How do people get scammed?

You may have heard of a sweepstake or lottery scam; a person receives a phone call or a letter in the mail to let them know they are the “lucky winner” of prizes or money and all that is required of them is sending a check or money order to a “company” to cover administrative fees and taxes. The “company” leads them to believe that they will be reimbursed in addition to a sizeable check for their winnings. The scammers either disappear with the stolen funds, or continuously make up new fees to string people along.

While the sweepstakes scam variation is usually targeted to people 65 and up, scammers are using a different way to reach the younger generation—work-at-home scams.

While the job market is still bouncing back, a work-at-home situation might sound optimal to a young adult. Victims usually receive an e-mail with instructions of how to become a “mystery shopper” or to process payments for a company. Acting as the “account manager”, the victim is supposed to deposit the check intended for the employer and then wire the money or send a money order back to the employer.

There are other ways to get trapped in a scam. Overpayment scams occur when you sell an item online and the buyer gives you more than you need, expecting to be reimbursed.
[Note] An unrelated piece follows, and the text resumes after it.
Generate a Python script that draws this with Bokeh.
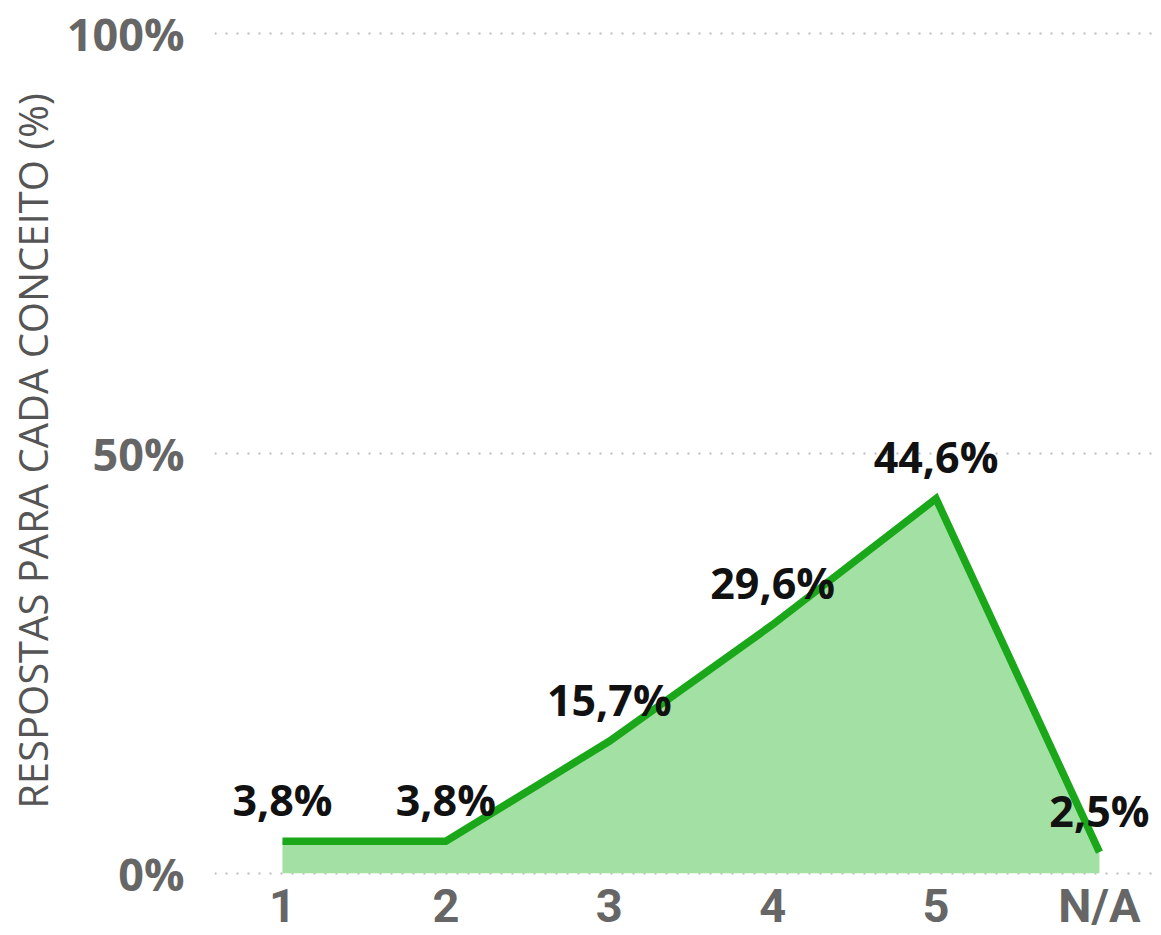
from bokeh.plotting import figure
from bokeh.models import Range1d, FixedTicker, ColumnDataSource, LabelSet
from bokeh.core.properties import value
from bokeh.embed import file_html
from bokeh.resources import INLINE

categories = ["1", "2", "3", "4", "5", "N/A"]
values = [3.8, 3.8, 15.7, 29.6, 44.6, 2.5]
labels = ["3,8%", "3,8%", "15,7%", "29,6%", "44,6%", "2,5%"]
y_ticks = [0, 50, 100]
y_tick_labels = ["0%", "50%", "100%"]

xs = list(range(1, len(categories) + 1))
src = ColumnDataSource(dict(x=xs, y=values, zero=[0] * len(xs), lab=labels))

p = figure(width=1157, height=935, output_backend="svg", toolbar_location=None,
           x_range=Range1d(0.584, 6.337), y_range=Range1d(-0.4, 100.95),
           min_border_left=214, min_border_right=3, min_border_top=25, min_border_bottom=0)
p.outline_line_color = None
p.background_fill_color = "white"

p.varea(x="x", y1="zero", y2="y", source=src, fill_color="#a3e0a3", fill_alpha=1)
p.line(x="x", y="y", source=src, line_color="#1aa81a", line_width=7.5, line_join="miter")

lbl = LabelSet(x="x", y="y", text="lab", source=src, text_align="center",
               text_baseline="middle", y_offset=42, text_font=value("Open Sans"),
               text_font_style="bold", text_font_size="43px", text_color="#111111")
p.add_layout(lbl)

p.xgrid.grid_line_color = None
p.ygrid.ticker = FixedTicker(ticks=y_ticks)
p.ygrid.grid_line_color = "#bbbbbb"
p.ygrid.grid_line_width = 2
p.ygrid.grid_line_dash = "2 9"

p.yaxis.ticker = FixedTicker(ticks=y_ticks)
p.yaxis.major_label_overrides = {t: l for t, l in zip(y_ticks, y_tick_labels)}
p.xaxis.ticker = FixedTicker(ticks=xs)
p.xaxis.major_label_overrides = {x: c for x, c in zip(xs, categories)}

for ax in (p.xaxis, p.yaxis):
    ax.axis_line_color = None
    ax.major_tick_line_color = None
    ax.minor_tick_line_color = None
    ax.major_tick_out = 0
    ax.major_tick_in = 0
    ax.minor_tick_out = 0
    ax.major_label_text_font = "Open Sans"
    ax.major_label_text_font_style = "bold"
    ax.major_label_text_font_size = "45px"
    ax.major_label_text_color = "#666666"

p.xaxis.major_label_text_font = "Roboto"
p.xaxis.major_label_text_font_size = "47px"
p.yaxis.major_label_standoff = 30
p.xaxis.major_label_standoff = 1

p.yaxis.axis_label = "RESPOSTAS PARA CADA CONCEITO (%)"
p.yaxis.axis_label_text_font = "Open Sans"
p.yaxis.axis_label_text_font_style = "normal"
p.yaxis.axis_label_text_font_size = "40px"
p.yaxis.axis_label_text_color = "#555555"
p.yaxis.axis_label_standoff = 4

open("out.html", "w").write(file_html(p, INLINE))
For people who rent properties to others, scammers send a check with more than what is due for rent to cover “moving or shipping charges” and ask you to send back the excess. You could also be approached to help a fake foreign business by wiring money, or encounter a scammer on an online dating site.

Why me? How did they get my address/email/number?

So how do the scammers get your contact information? The same companies that release consumer information to marketing companies also dole it out to scammers. Although you may be approached by phone or mail, scammers are predominantly using the web to ensnare people who are older and therefore not as familiar with the nuances of the internet, or younger people who are strapped for funds and are not thinking clearly.

The National Consumers League (NCL) reports that 38% of their complaints involved an online scam. Taking advantage of online job seekers, it is not uncommon for unscrupulous individuals to post phony job listings to con information out of you for a work-at-home scam. Scammers also use websites where you can sell items to trick people into overpayment scams and online dating sites to lure people in to giving out their financial details.

How can I tell what’s a scam?

If it sounds too good to be true, it probably is. Here are some tips to help you avoid getting faked out:


  • If someone you don’t know ever asks you to wire money, or send a check or money order, that should be your first red flag.
  • Just because it sounds like familiar company doesn’t mean it’s real; scammers use real company names for advertising to seem trustworthy.
  • Even if your bank clears the check or money order, it doesn’t mean it is legitimate; banks make funds available quickly and don’t necessarily verify the authenticity.


Click here to watch videos from the Consumer Federation of America on typical scam situations.

What happens if I get scammed?

If you fall for a scam, you not only lose out monetarily, but you could possibly lose your bank account. Unlike credit and debit fraud, victims are held responsible for check fraud and could face serious consequences; reimbursing the bank, getting arrested for fraud, and being added to a data base of financial abusers are just the icing on the cake.

Protect yourself by using your common sense--don’t share banking or credit card information with anyone you don’t directly know. Once that money is in the crook’s hand, it’s gone; wire transfers are financial one-way streets, making them a popular option for scammers. Check out the National Consumers League website for quizzes and information on how to spot these scams or send an e-card to warn other people about them.

Be smart (and safe!) with what you divulge about yourself to others on the internet and in general. I hope this helps!